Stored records
'''
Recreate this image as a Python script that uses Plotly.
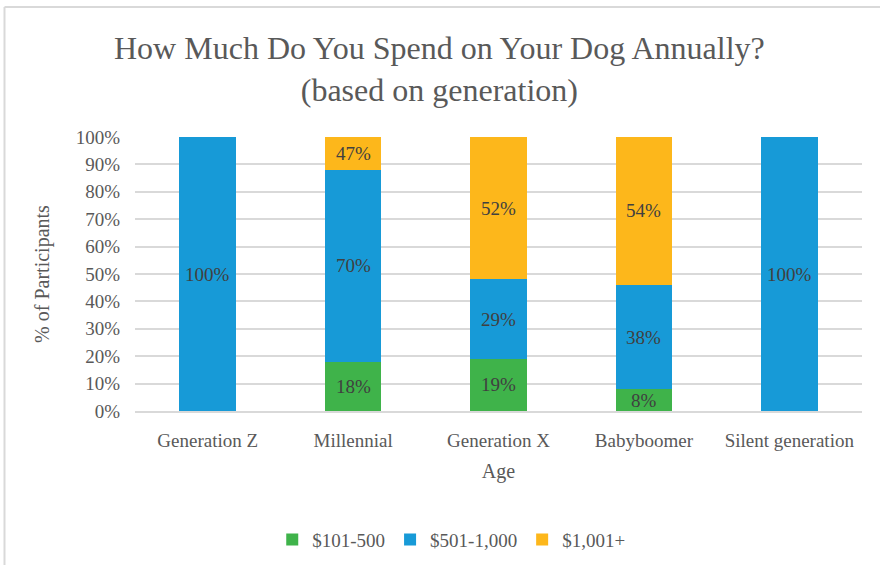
import plotly.graph_objects as go

# Survey results: share of participants per annual spend bracket, by generation
generations = ["Generation Z", "Millennial", "Generation X", "Babyboomer", "Silent generation"]
spend_101_500 = [None, 0.18, 0.19, 0.08, None]
spend_501_1000 = [1.00, 0.70, 0.29, 0.38, 1.00]
spend_1001_plus = [None, 0.47, 0.52, 0.54, None]

series_names = ["$101-500", "$501-1,000", "$1,001+"]
series_colors = ["#3FB34A", "#179AD7", "#FDB71B"]
tick_values = [0, 0.1, 0.2, 0.3, 0.4, 0.5, 0.6, 0.7, 0.8, 0.9, 1.0]
tick_labels = ["0%", "10%", "20%", "30%", "40%", "50%", "60%", "70%", "80%", "90%", "100%"]

SERIF = "Liberation Serif"
TEXT_GREY = "#595959"
LABEL_GREY = "#404040"

fig = go.Figure()
all_series = [spend_101_500, spend_501_1000, spend_1001_plus]
for name, color, values in zip(series_names, series_colors, all_series):
    fig.add_trace(go.Bar(
        x=generations, y=values, name=name,
        marker=dict(color=color, line=dict(width=0)),
        width=0.39,
    ))

# Data labels at the centre of the visible part of each segment
annotations = []
for i, gen in enumerate(generations):
    base = 0.0
    for values in all_series:
        v = values[i]
        if v is None:
            continue
        top = base + v
        mid = (base + min(top, 1.0)) / 2
        annotations.append(dict(
            x=gen, y=mid, xref="x", yref="y", text=f"{round(v * 100)}%",
            showarrow=False, font=dict(family=SERIF, size=19, color=LABEL_GREY),
        ))
        base = top

# Chart title (two lines, centred on the whole chart area)
annotations.append(dict(
    x=0.4195, y=1.248, xref="paper", yref="paper", xanchor="center", yanchor="middle",
    text="How Much Do You Spend on Your Dog Annually?<br>(based on generation)",
    showarrow=False, align="center",
    font=dict(family=SERIF, size=32, color=TEXT_GREY),
))

# Chart-area border (top and left edges)
shapes = [
    dict(type="line", xref="paper", yref="paper", x0=-0.1795, x1=1.1, y0=1.4745, y1=1.4745,
         line=dict(color="#D9D9D9", width=2)),
    dict(type="line", xref="paper", yref="paper", x0=-0.1795, x1=-0.1795, y0=-0.7, y1=1.4745,
         line=dict(color="#D9D9D9", width=2)),
]

fig.update_layout(
    width=880, height=565,
    margin=dict(l=135, r=18, t=137, b=154, autoexpand=False),
    paper_bgcolor="white", plot_bgcolor="white",
    barmode="stack",
    bargap=0.61,
    xaxis=dict(
        title=dict(text="Age", font=dict(family=SERIF, size=20, color=TEXT_GREY), standoff=14),
        tickfont=dict(family=SERIF, size=19, color=TEXT_GREY),
        showgrid=False, showline=True, linecolor="#D9D9D9", linewidth=1.5,
        ticks="", ticklen=0, ticklabelstandoff=11,
    ),
    yaxis=dict(
        title=dict(text="% of Participants", font=dict(family=SERIF, size=20, color=TEXT_GREY), standoff=20),
        range=[0, 1.0], tickvals=tick_values, ticktext=tick_labels,
        tickfont=dict(family=SERIF, size=19, color=TEXT_GREY),
        showgrid=True, gridcolor="#D9D9D9", gridwidth=1.5,
        zeroline=False, ticks="", ticklabelstandoff=14,
    ),
    legend=dict(
        orientation="h", x=0.435, xanchor="center", y=-0.4, yanchor="top",
        font=dict(family=SERIF, size=19, color=TEXT_GREY),
        itemwidth=30, traceorder="normal",
    ),
    annotations=annotations,
    shapes=shapes,
)

fig.write_html("out.html")
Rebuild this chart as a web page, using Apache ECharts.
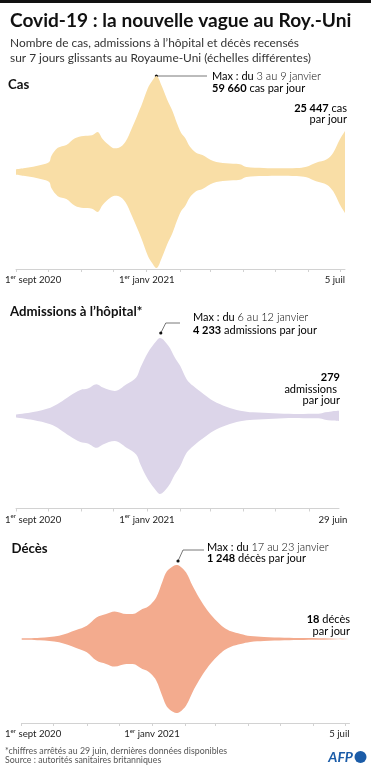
<!DOCTYPE html>
<html><head><meta charset="utf-8">
<script src="https://cdn.jsdelivr.net/npm/echarts@6/dist/echarts.min.js"></script>
<style>html,body{margin:0;padding:0;background:#fff}#c{width:371px;height:768px}</style>
</head><body><div id="c"></div>
<script>
// ---------- DATA ----------
const casDates = ['2020-09-01','2020-09-08','2020-09-17','2020-09-25','2020-10-02','2020-10-04','2020-10-10','2020-10-18','2020-10-26','2020-11-03','2020-11-11','2020-11-16','2020-11-21','2020-11-28','2020-12-02','2020-12-06','2020-12-12','2020-12-18','2020-12-23','2020-12-28','2021-01-02','2021-01-06','2021-01-10','2021-01-15','2021-01-20','2021-01-25','2021-01-29','2021-02-02','2021-02-06','2021-02-10','2021-02-16','2021-02-22','2021-03-04','2021-03-16','2021-03-29','2021-04-04','2021-04-20','2021-05-05','2021-05-21','2021-05-30','2021-06-08','2021-06-18','2021-06-24','2021-06-30','2021-07-05'];
const casValues = [1650,2300,3300,4550,6200,10000,15000,16800,21000,22400,22800,24800,20300,16000,14700,15000,18600,27000,34800,43000,52000,56500,59660,53400,45000,37900,30600,24400,21000,16000,12000,10500,6800,5400,4800,3100,2500,2300,2500,3300,5800,7900,12000,20000,25447];

const hospDates = ['2020-09-01','2020-09-17','2020-10-03','2020-10-12','2020-10-21','2020-10-31','2020-11-07','2020-11-15','2020-11-21','2020-12-02','2020-12-13','2020-12-22','2020-12-26','2021-01-02','2021-01-10','2021-01-13','2021-01-21','2021-01-27','2021-02-01','2021-02-07','2021-02-13','2021-02-23','2021-03-04','2021-03-16','2021-03-29','2021-04-10','2021-04-29','2021-05-18','2021-06-05','2021-06-10','2021-06-16','2021-06-22','2021-06-29'];
const hospValues = [80,218,454,727,1090,1417,1490,1726,1544,1363,1726,2090,2634,3452,4088,4233,3815,3180,2725,2000,1635,1180,818,508,290,200,145,109,127,120,200,250,279];

const decesDates = ['2020-09-01','2020-09-18','2020-10-06','2020-10-22','2020-11-01','2020-11-10','2020-11-19','2020-11-27','2020-12-08','2020-12-14','2020-12-23','2020-12-27','2020-12-31','2021-01-05','2021-01-11','2021-01-15','2021-01-21','2021-01-24','2021-01-27','2021-02-02','2021-02-08','2021-02-14','2021-02-20','2021-02-26','2021-03-04','2021-03-10','2021-03-16','2021-03-25','2021-04-03','2021-04-16','2021-05-05','2021-05-23','2021-06-11','2021-07-05'];
const decesValues = [11,22,56,151,224,364,420,465,420,420,504,532,588,700,980,1142,1232,1248,1232,1120,896,700,532,392,280,185,129,84,50,34,22,17,14,18];

const tickMonths = ['2020-09-01','2020-10-01','2020-11-01','2020-12-01','2021-01-01','2021-02-01','2021-03-01','2021-04-01','2021-05-01','2021-06-01','2021-07-01'];
const casPeak = ['2021-01-10', 59660];
const hospPeak = ['2021-01-13', 4233];
const decesPeak = ['2021-01-24', 1248];

// ---------- CHART ----------
const FONT = 'Lato';
const LBL = 9.6, SUP = 6.2;
const P = s => Date.UTC(+s.slice(0, 4), +s.slice(5, 7) - 1, +s.slice(8, 10));
const chart = echarts.init(document.getElementById('c'), null, {renderer: 'canvas'});

// width of the first tick label, used to shift it right so it starts near the page margin
const mctx = document.createElement('canvas').getContext('2d');
const mw = (t, s) => { mctx.font = s + 'px ' + FONT; return mctx.measureText(t).width; };
const firstW = mw('1', LBL) + mw('er', SUP) + mw(' sept 2020', LBL);

const COLORS = ['#F9DEA6', '#DCD5E9', '#F3AB8E'];
const panels = [
  {dates: casDates, values: casValues, end: '2021-07-05', endLabel: '5 juil', grid: {left: 16, right: 26, top: 76, height: 192}, offset: 1, endAlign: 'right'},
  {dates: hospDates, values: hospValues, end: '2021-06-29', endLabel: '29 juin', grid: {left: 16, right: 32, top: 338, height: 156}, offset: 14.5, endAlign: 'center'},
  {dates: decesDates, values: decesValues, end: '2021-07-05', endLabel: '5 juil', grid: {left: 21.7, right: 21.5, top: 565, height: 148}, offset: 10, endAlign: 'right'}
];

const grids = [], xAxes = [], yAxes = [], series = [];
panels.forEach((p, i) => {
  const vmax = Math.max(...p.values);
  const start = p.dates[0];
  const padL = Math.max(0, firstW - 2 * (p.grid.left - 5));
  const rich = {
    n: {fontFamily: FONT, fontSize: LBL, color: '#222', lineHeight: 12},
    s: {fontFamily: FONT, fontSize: SUP, color: '#222', lineHeight: 12, verticalAlign: 'top', padding: [0, 0, 3, 0]},
    nl: {fontFamily: FONT, fontSize: LBL, color: '#222', lineHeight: 12, padding: [0, 0, 0, padL]},
    nr: {fontFamily: FONT, fontSize: LBL, color: '#222', lineHeight: 12, padding: [0, 12, 0, 0]}
  };
  grids.push(Object.assign({containLabel: false, outerBoundsMode: 'none'}, p.grid));
  xAxes.push({
    type: 'value', gridIndex: i, min: P(start), max: P(p.end), offset: p.offset,
    axisLine: {show: true, onZero: false, lineStyle: {color: '#d2d2d2', width: 1}},
    axisTick: {show: true, length: 3, lineStyle: {color: '#d2d2d2'},
      customValues: tickMonths.map(P).filter(t => t <= P(p.end))},
    splitLine: {show: false},
    axisLabel: {
      customValues: [P(start), P('2021-01-01'), P(p.end)],
      margin: 5, hideOverlap: false, showMinLabel: true, showMaxLabel: true,
      alignMaxLabel: p.endAlign,
      formatter: v => {
        if (v === P(start)) return '{nl|1}{s|er}{n| sept 2020}';
        if (v === P('2021-01-01')) return '{n|1}{s|er}{n| janv 2021}';
        return p.endAlign === 'center' ? '{nr|' + p.endLabel + '}' : '{n|' + p.endLabel + '}';
      },
      rich: rich
    }
  });
  yAxes.push({type: 'value', gridIndex: i, min: -vmax, max: vmax, show: false, splitLine: {show: false}});
  [1, -1].forEach(sign => series.push({
    type: 'line', xAxisIndex: i, yAxisIndex: i,
    data: p.dates.map((d, k) => [P(d), sign * p.values[k]]), symbol: 'none', smooth: 0.35,
    lineStyle: {width: 0, opacity: 0}, areaStyle: {color: COLORS[i], opacity: 1, origin: 'auto'},
    silent: true, animation: false
  }));
});

chart.setOption({animation: false, grid: grids, xAxis: xAxes, yAxis: yAxes, series: series});

// ---------- ANNOTATIONS ----------
const txt = (x, y, text, richStyles, align) => ({
  type: 'text', x: x, y: y, silent: true,
  style: {text: text, rich: richStyles, align: align || 'left', verticalAlign: 'middle', fontFamily: FONT}
});
const R = {
  b: {fontFamily: FONT, fontSize: 11, fontWeight: 'bold', color: '#222'},
  m: {fontFamily: FONT, fontSize: 11, color: '#333'},
  l: {fontFamily: FONT, fontSize: 11, color: '#888', fontWeight: 300},
  r: {fontFamily: FONT, fontSize: 11, color: '#333'}
};
const px = (i, pt) => chart.convertToPixel({xAxisIndex: i, yAxisIndex: i}, [P(pt[0]), pt[1]]);
const c0 = px(0, casPeak), c1 = px(1, hospPeak), c2 = px(2, decesPeak);
const d1 = [c1[0] + 1, c1[1] - 5], d2 = [c2[0] + 1.5, c2[1] - 4];
const lineStyle = {stroke: '#555', lineWidth: 0.8, fill: null};
const head = (x, y, t) => ({type: 'text', x: x, y: y, silent: true, style: {text: t, fontFamily: FONT, fontSize: 13.2, fontWeight: 'bold', fill: '#111', verticalAlign: 'middle'}});

const graphics = [
  {type: 'rect', shape: {x: 0, y: 0, width: 371, height: 3}, style: {fill: '#111'}, silent: true},
  {type: 'text', x: 10, y: 21, silent: true, style: {text: 'Covid-19 : la nouvelle vague au Roy.-Uni', fontFamily: FONT, fontSize: 19.1, fontWeight: 'bold', fill: '#111', verticalAlign: 'middle'}},
  {type: 'text', x: 10, y: 43.5, silent: true, style: {text: 'Nombre de cas, admissions à l’hôpital et décès recensés', fontFamily: FONT, fontSize: 11.9, fill: '#333', verticalAlign: 'middle'}},
  {type: 'text', x: 10, y: 58.5, silent: true, style: {text: 'sur 7 jours glissants au Royaume-Uni (échelles différentes)', fontFamily: FONT, fontSize: 11.9, fill: '#333', verticalAlign: 'middle'}},

  head(8, 85, 'Cas'),
  head(10, 312, 'Admissions à l’hôpital*'),
  head(11.5, 549, 'Décès'),

  {type: 'polyline', shape: {points: [c0, [207, c0[1]]]}, style: lineStyle, silent: true},
  {type: 'circle', shape: {cx: c0[0], cy: c0[1], r: 1.6}, style: {fill: '#111'}, silent: true},
  txt(212, 76, '{m|Max : du }{l|3 au 9 janvier}', R),
  txt(212, 88, '{b|59 660}{r| cas par jour}', R),
  txt(347, 108, '{b|25 447}{r| cas}', R, 'right'),
  txt(347, 119.5, '{r|par jour}', R, 'right'),

  {type: 'polyline', shape: {points: [d1, [d1[0] + 5, d1[1] - 10], [180, d1[1] - 10]]}, style: lineStyle, silent: true},
  {type: 'circle', shape: {cx: d1[0], cy: d1[1], r: 1.6}, style: {fill: '#111'}, silent: true},
  txt(193, 317, '{m|Max : du }{l|6 au 12 janvier}', R),
  txt(193, 330.5, '{b|4 233}{r| admissions par jour}', R),
  txt(340, 377.5, '{b|279}', R, 'right'),
  txt(337, 389, '{r|admissions}', R, 'right'),
  txt(340, 400.5, '{r|par jour}', R, 'right'),

  {type: 'polyline', shape: {points: [d2, [d2[0] + 5, d2[1] - 11], [204, d2[1] - 11]]}, style: lineStyle, silent: true},
  {type: 'circle', shape: {cx: d2[0], cy: d2[1], r: 1.6}, style: {fill: '#111'}, silent: true},
  txt(207, 547, '{m|Max : du }{l|17 au 23 janvier}', R),
  txt(207, 558.5, '{b|1 248}{r| décès par jour}', R),
  txt(350, 619, '{b|18}{r| décès}', R, 'right'),
  txt(350, 631, '{r|par jour}', R, 'right'),

  {type: 'text', x: 5, y: 751, silent: true, style: {text: '*chiffres arrêtés au 29 juin, dernières données disponibles', fontFamily: FONT, fontSize: 8.8, fill: '#555', verticalAlign: 'middle'}},
  {type: 'text', x: 5, y: 760.5, silent: true, style: {text: 'Source : autorités sanitaires britanniques', fontFamily: FONT, fontSize: 8.8, fill: '#555', verticalAlign: 'middle'}},
  {type: 'text', x: 353, y: 757, silent: true, style: {text: 'AFP', fontFamily: FONT, fontSize: 14, fontWeight: 'bold', fontStyle: 'italic', fill: '#1B5CA8', align: 'right', verticalAlign: 'middle'}},
  {type: 'circle', shape: {cx: 360.5, cy: 757, r: 6}, style: {fill: '#1B5CA8'}, silent: true}
];
chart.setOption({graphic: graphics});
</script></body></html>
'''
Exercise directions — Repeat the listing above exactly from its first line to the line containing "spend_1001_plus = [None, 0.47, 0.52, 0.54, None]", both included, and omit the pictures.

Reply —
Recreate this image as a Python script that uses Plotly.
import plotly.graph_objects as go

# Survey results: share of participants per annual spend bracket, by generation
generations = ["Generation Z", "Millennial", "Generation X", "Babyboomer", "Silent generation"]
spend_101_500 = [None, 0.18, 0.19, 0.08, None]
spend_501_1000 = [1.00, 0.70, 0.29, 0.38, 1.00]
spend_1001_plus = [None, 0.47, 0.52, 0.54, None]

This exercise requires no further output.